▶ _What you have to do_
Do not copy the pictures; transcribe all other material exactly.

▶ _Entries with chart source code_
-*-

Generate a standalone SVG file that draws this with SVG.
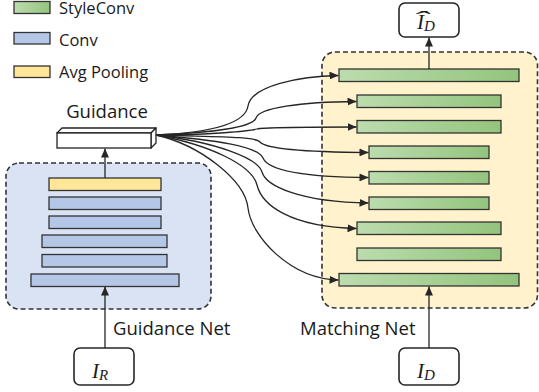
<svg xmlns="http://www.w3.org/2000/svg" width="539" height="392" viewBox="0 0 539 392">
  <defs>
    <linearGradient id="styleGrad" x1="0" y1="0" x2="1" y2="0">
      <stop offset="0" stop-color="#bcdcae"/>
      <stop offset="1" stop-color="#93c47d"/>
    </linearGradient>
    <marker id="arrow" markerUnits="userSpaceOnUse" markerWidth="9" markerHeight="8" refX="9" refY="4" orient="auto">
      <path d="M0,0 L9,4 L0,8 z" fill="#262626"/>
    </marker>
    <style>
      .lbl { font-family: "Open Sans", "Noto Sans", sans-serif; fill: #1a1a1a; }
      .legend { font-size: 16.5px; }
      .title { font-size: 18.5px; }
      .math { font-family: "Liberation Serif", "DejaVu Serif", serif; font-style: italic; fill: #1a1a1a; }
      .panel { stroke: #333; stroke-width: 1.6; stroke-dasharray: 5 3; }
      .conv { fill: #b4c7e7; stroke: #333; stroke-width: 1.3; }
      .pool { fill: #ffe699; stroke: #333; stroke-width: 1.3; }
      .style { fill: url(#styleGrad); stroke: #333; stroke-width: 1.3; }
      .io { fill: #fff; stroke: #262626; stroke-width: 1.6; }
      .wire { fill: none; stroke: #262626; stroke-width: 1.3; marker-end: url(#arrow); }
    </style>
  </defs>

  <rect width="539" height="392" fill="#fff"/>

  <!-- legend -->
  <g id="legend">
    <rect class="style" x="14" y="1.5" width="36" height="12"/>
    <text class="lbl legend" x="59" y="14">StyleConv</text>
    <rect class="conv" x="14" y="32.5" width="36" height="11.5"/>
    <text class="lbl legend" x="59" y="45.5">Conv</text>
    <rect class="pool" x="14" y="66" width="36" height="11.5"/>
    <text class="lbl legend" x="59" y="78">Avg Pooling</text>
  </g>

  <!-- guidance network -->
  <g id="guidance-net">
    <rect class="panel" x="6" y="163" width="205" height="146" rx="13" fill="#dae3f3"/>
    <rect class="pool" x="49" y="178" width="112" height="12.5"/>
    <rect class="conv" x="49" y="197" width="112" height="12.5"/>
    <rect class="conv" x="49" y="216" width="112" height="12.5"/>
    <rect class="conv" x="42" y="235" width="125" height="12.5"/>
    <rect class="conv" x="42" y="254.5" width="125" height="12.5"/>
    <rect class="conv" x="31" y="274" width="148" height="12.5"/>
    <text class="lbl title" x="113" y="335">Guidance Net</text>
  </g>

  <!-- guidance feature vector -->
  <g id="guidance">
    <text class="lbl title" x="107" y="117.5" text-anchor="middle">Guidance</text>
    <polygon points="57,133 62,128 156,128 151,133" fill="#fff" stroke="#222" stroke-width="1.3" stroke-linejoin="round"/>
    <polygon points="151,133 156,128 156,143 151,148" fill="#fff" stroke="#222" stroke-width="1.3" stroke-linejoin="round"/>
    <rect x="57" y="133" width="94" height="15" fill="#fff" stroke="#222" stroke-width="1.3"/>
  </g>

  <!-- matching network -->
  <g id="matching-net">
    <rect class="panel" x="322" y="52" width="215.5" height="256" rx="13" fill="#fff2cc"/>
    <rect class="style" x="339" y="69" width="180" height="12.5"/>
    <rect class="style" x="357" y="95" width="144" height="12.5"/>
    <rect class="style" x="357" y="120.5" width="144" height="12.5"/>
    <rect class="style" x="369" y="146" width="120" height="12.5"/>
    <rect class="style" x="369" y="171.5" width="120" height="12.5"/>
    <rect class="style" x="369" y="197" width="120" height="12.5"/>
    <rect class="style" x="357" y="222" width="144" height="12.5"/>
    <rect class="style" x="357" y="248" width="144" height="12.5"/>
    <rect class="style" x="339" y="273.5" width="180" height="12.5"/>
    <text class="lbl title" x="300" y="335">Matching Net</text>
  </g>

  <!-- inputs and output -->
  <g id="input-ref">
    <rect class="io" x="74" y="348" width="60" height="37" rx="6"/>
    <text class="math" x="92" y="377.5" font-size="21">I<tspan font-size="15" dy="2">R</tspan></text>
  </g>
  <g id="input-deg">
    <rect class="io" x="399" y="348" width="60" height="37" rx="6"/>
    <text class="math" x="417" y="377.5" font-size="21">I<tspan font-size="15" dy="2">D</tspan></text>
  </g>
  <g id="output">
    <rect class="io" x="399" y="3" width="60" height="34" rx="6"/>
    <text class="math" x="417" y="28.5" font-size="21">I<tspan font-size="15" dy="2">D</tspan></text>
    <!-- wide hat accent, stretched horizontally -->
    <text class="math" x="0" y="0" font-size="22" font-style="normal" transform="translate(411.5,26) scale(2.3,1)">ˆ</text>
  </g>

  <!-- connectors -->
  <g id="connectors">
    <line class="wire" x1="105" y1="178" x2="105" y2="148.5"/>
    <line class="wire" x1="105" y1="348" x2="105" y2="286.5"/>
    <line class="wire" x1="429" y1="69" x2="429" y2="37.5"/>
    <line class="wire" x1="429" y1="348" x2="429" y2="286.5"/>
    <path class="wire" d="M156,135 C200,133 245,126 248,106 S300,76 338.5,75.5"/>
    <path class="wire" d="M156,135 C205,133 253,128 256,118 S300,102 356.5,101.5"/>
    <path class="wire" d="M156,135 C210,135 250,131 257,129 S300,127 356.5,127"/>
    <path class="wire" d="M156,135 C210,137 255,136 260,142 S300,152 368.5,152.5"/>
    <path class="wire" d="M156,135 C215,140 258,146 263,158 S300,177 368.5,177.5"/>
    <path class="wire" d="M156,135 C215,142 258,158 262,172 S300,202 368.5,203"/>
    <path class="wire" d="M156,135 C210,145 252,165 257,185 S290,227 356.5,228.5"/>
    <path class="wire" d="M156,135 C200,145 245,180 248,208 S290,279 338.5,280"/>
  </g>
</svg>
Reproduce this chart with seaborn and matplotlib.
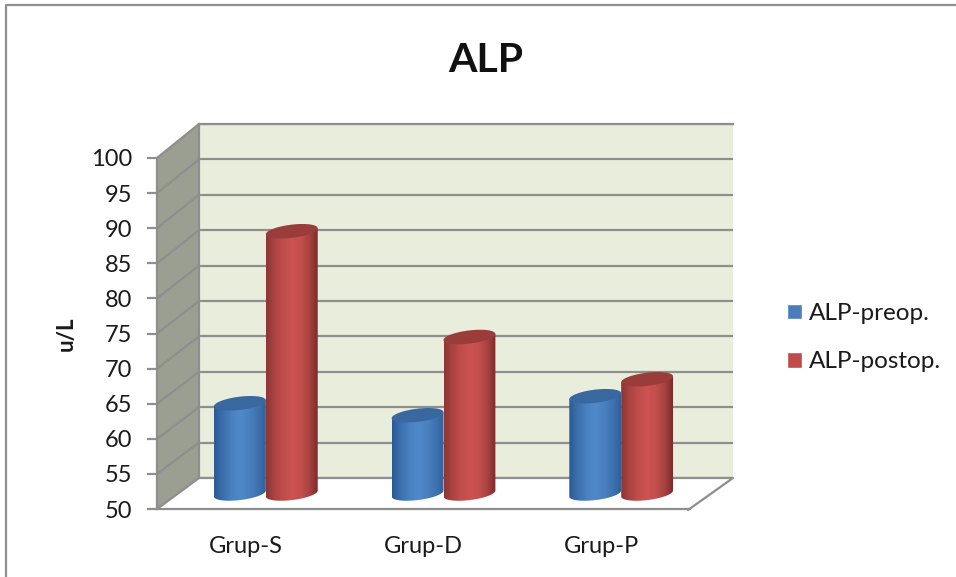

-*-

▶ _Output_
Generate a standalone SVG file that draws this with SVG.
<svg xmlns="http://www.w3.org/2000/svg" width="539" height="392" viewBox="0 0 539 392">
  <defs>
    <linearGradient id="styleGrad" x1="0" y1="0" x2="1" y2="0">
      <stop offset="0" stop-color="#bcdcae"/>
      <stop offset="1" stop-color="#93c47d"/>
    </linearGradient>
    <marker id="arrow" markerUnits="userSpaceOnUse" markerWidth="9" markerHeight="8" refX="9" refY="4" orient="auto">
      <path d="M0,0 L9,4 L0,8 z" fill="#262626"/>
    </marker>
    <style>
      .lbl { font-family: "Open Sans", "Noto Sans", sans-serif; fill: #1a1a1a; }
      .legend { font-size: 16.5px; }
      .title { font-size: 18.5px; }
      .math { font-family: "Liberation Serif", "DejaVu Serif", serif; font-style: italic; fill: #1a1a1a; }
      .panel { stroke: #333; stroke-width: 1.6; stroke-dasharray: 5 3; }
      .conv { fill: #b4c7e7; stroke: #333; stroke-width: 1.3; }
      .pool { fill: #ffe699; stroke: #333; stroke-width: 1.3; }
      .style { fill: url(#styleGrad); stroke: #333; stroke-width: 1.3; }
      .io { fill: #fff; stroke: #262626; stroke-width: 1.6; }
      .wire { fill: none; stroke: #262626; stroke-width: 1.3; marker-end: url(#arrow); }
    </style>
  </defs>

  <rect width="539" height="392" fill="#fff"/>

  <!-- legend -->
  <g id="legend">
    <rect class="style" x="14" y="1.5" width="36" height="12"/>
    <text class="lbl legend" x="59" y="14">StyleConv</text>
    <rect class="conv" x="14" y="32.5" width="36" height="11.5"/>
    <text class="lbl legend" x="59" y="45.5">Conv</text>
    <rect class="pool" x="14" y="66" width="36" height="11.5"/>
    <text class="lbl legend" x="59" y="78">Avg Pooling</text>
  </g>

  <!-- guidance network -->
  <g id="guidance-net">
    <rect class="panel" x="6" y="163" width="205" height="146" rx="13" fill="#dae3f3"/>
    <rect class="pool" x="49" y="178" width="112" height="12.5"/>
    <rect class="conv" x="49" y="197" width="112" height="12.5"/>
    <rect class="conv" x="49" y="216" width="112" height="12.5"/>
    <rect class="conv" x="42" y="235" width="125" height="12.5"/>
    <rect class="conv" x="42" y="254.5" width="125" height="12.5"/>
    <rect class="conv" x="31" y="274" width="148" height="12.5"/>
    <text class="lbl title" x="113" y="335">Guidance Net</text>
  </g>

  <!-- guidance feature vector -->
  <g id="guidance">
    <text class="lbl title" x="107" y="117.5" text-anchor="middle">Guidance</text>
    <polygon points="57,133 62,128 156,128 151,133" fill="#fff" stroke="#222" stroke-width="1.3" stroke-linejoin="round"/>
    <polygon points="151,133 156,128 156,143 151,148" fill="#fff" stroke="#222" stroke-width="1.3" stroke-linejoin="round"/>
    <rect x="57" y="133" width="94" height="15" fill="#fff" stroke="#222" stroke-width="1.3"/>
  </g>

  <!-- matching network -->
  <g id="matching-net">
    <rect class="panel" x="322" y="52" width="215.5" height="256" rx="13" fill="#fff2cc"/>
    <rect class="style" x="339" y="69" width="180" height="12.5"/>
    <rect class="style" x="357" y="95" width="144" height="12.5"/>
    <rect class="style" x="357" y="120.5" width="144" height="12.5"/>
    <rect class="style" x="369" y="146" width="120" height="12.5"/>
    <rect class="style" x="369" y="171.5" width="120" height="12.5"/>
    <rect class="style" x="369" y="197" width="120" height="12.5"/>
    <rect class="style" x="357" y="222" width="144" height="12.5"/>
    <rect class="style" x="357" y="248" width="144" height="12.5"/>
    <rect class="style" x="339" y="273.5" width="180" height="12.5"/>
    <text class="lbl title" x="300" y="335">Matching Net</text>
  </g>

  <!-- inputs and output -->
  <g id="input-ref">
    <rect class="io" x="74" y="348" width="60" height="37" rx="6"/>
    <text class="math" x="92" y="377.5" font-size="21">I<tspan font-size="15" dy="2">R</tspan></text>
  </g>
  <g id="input-deg">
    <rect class="io" x="399" y="348" width="60" height="37" rx="6"/>
    <text class="math" x="417" y="377.5" font-size="21">I<tspan font-size="15" dy="2">D</tspan></text>
  </g>
  <g id="output">
    <rect class="io" x="399" y="3" width="60" height="34" rx="6"/>
    <text class="math" x="417" y="28.5" font-size="21">I<tspan font-size="15" dy="2">D</tspan></text>
    <!-- wide hat accent, stretched horizontally -->
    <text class="math" x="0" y="0" font-size="22" font-style="normal" transform="translate(411.5,26) scale(2.3,1)">ˆ</text>
  </g>

  <!-- connectors -->
  <g id="connectors">
    <line class="wire" x1="105" y1="178" x2="105" y2="148.5"/>
    <line class="wire" x1="105" y1="348" x2="105" y2="286.5"/>
    <line class="wire" x1="429" y1="69" x2="429" y2="37.5"/>
    <line class="wire" x1="429" y1="348" x2="429" y2="286.5"/>
    <path class="wire" d="M156,135 C200,133 245,126 248,106 S300,76 338.5,75.5"/>
    <path class="wire" d="M156,135 C205,133 253,128 256,118 S300,102 356.5,101.5"/>
    <path class="wire" d="M156,135 C210,135 250,131 257,129 S300,127 356.5,127"/>
    <path class="wire" d="M156,135 C210,137 255,136 260,142 S300,152 368.5,152.5"/>
    <path class="wire" d="M156,135 C215,140 258,146 263,158 S300,177 368.5,177.5"/>
    <path class="wire" d="M156,135 C215,142 258,158 262,172 S300,202 368.5,203"/>
    <path class="wire" d="M156,135 C210,145 252,165 257,185 S290,227 356.5,228.5"/>
    <path class="wire" d="M156,135 C200,145 245,180 248,208 S290,279 338.5,280"/>
  </g>
</svg>
Reproduce this chart with seaborn and matplotlib.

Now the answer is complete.